Late-night votes on the fiscal cliff package capped off New Year’s Eve and New Year’s Day this week — and delivered the first politically significant vote of the 2014 cycle.

That’s especially true for House Republicans fearful of possible primary challenges this cycle. A host of conservative organizations, including the Club for Growth and Family Research Council, encouraged Republicans to vote against the deal that raised taxes on wealthy Americans and made the Bush-era tax cuts permanent. The House passed the fiscal cliff bill with bipartisan support, but the majority of House Republicans voted against it.

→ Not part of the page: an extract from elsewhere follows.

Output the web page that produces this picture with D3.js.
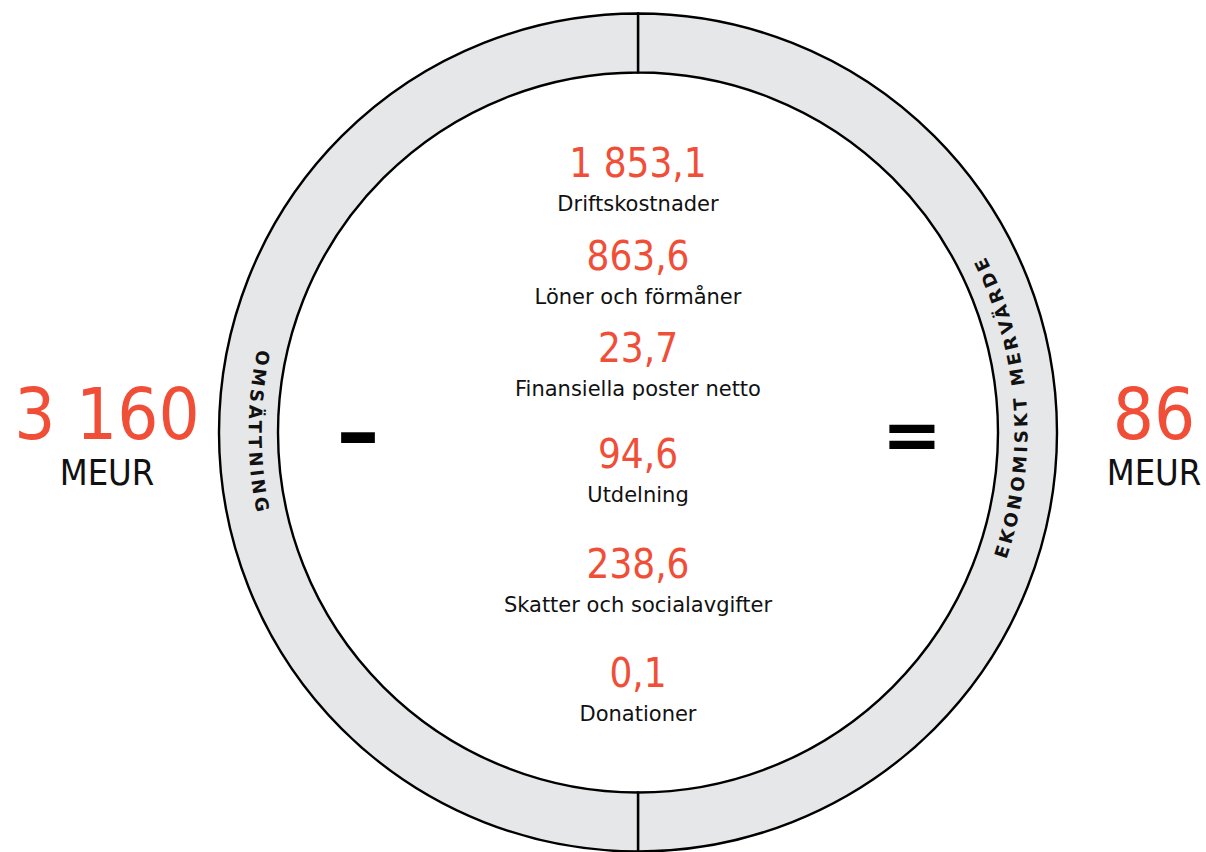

To be sure, this bill probably will not cost members as much politically as, for example, votes for the Troubled Asset Relief Program in 2008 or the president’s health care overhaul in 2010. Still, it’s the first major vote of the 2014 cycle, and politicians looking for a promotion took note:

Senate

  • Rep. Shelley Moore Capito, R-W.Va., became the first member to launch a 2014 Senate bid. Hours after her November announcement, the Club for Growth blasted her votes to raise the debt ceiling and approve the auto bailout — although conservatives have yet to find a viable challenger to run against her in the primary. Capito, who has been viewed as a GOP moderate since her election to Congress in 2000, voted against the fiscal cliff deal, calling it “an unbalanced bill that includes no substantial reductions.” Club President Chris Chocola applauded her “no” vote this week. “It was the right vote,” said Chocola, a former Indiana congressman. “Hopefully she’s thinking about these things in a pro-growth agenda [way], and that’s good.”
  • Rep. Kristi Noem, R-S.D., voted for the fiscal cliff package, characterizing it as an effort to stop a tax increase in a statement. The conservative joined her small delegation to approve the bill — including, perhaps, her future opponent, Sen. Tim Johnson, D-S.D. Noem has not ruled out a Senate bid yet, even though popular former Gov. Mike Rounds, a Republican, announced his campaign late last year. Republicans suspect Noem’s vote is a sign she wants to move up the House GOP leadership ladder instead of running for Senate.
  • Republicans talk up Rep. John Kline as a possible challenger to Sen. Al Franken, D-Minn., next year. His spokesman told CQ Roll Call that he “continues to keep all options on the table” for 2014.  Kline, the House Education and the Workforce Committee chairman, voted in favor of  the fiscal cliff package.

House

  • Rep. Gary G. Miller, R-Calif., begins the 2014 cycle as House Democrats’ top target. He won re-election in a redrawn, Democratic district the president carried with 57 percent. But Miller spent most of his seven terms as a reliable Republican vote. He last scored a high 96 rating with the American Conservative Union — which opposed the fiscal cliff bill as passed — two years ago. But this week, he voted with Democrats for the fiscal cliff package.
  • Blue Dogs are often among the first to break ranks with Democrats on bills they deem not fiscally conservative enough. Six returning Blue Dog members voted no on the bill: Reps. Jim Cooper of Tennessee, John Barrow of Georgia, Jim Matheson of Utah, Mike McIntyre of North Carolina, Collin C. Peterson of Minnesota, and Kurt Schrader of Oregon. About half of the Blue Dogs who aren’t returning — and therefore don’t face political repercussions — voted for the bill.

2016 Presidential

  • Sen. Marco Rubio, R-Fla., cast the most interesting — and obvious — vote of his chamber on the fiscal cliff package. He joined just four of his Senate GOP colleagues in opposing the bill. The vote puts him on his party’s right side years ahead of 2016, when he is widely expended to run for president.
  • In a move that surprised many Republicans, Capitol Hill’s other most often mentioned 2016 candidate, Rep. Paul D. Ryan, R-Wis., voted for the bill. “The Ryan vote is interesting,” Chocola added. “It would have been easy for him to vote no. If he was thinking about running for president, it might have been an easier vote to defend.”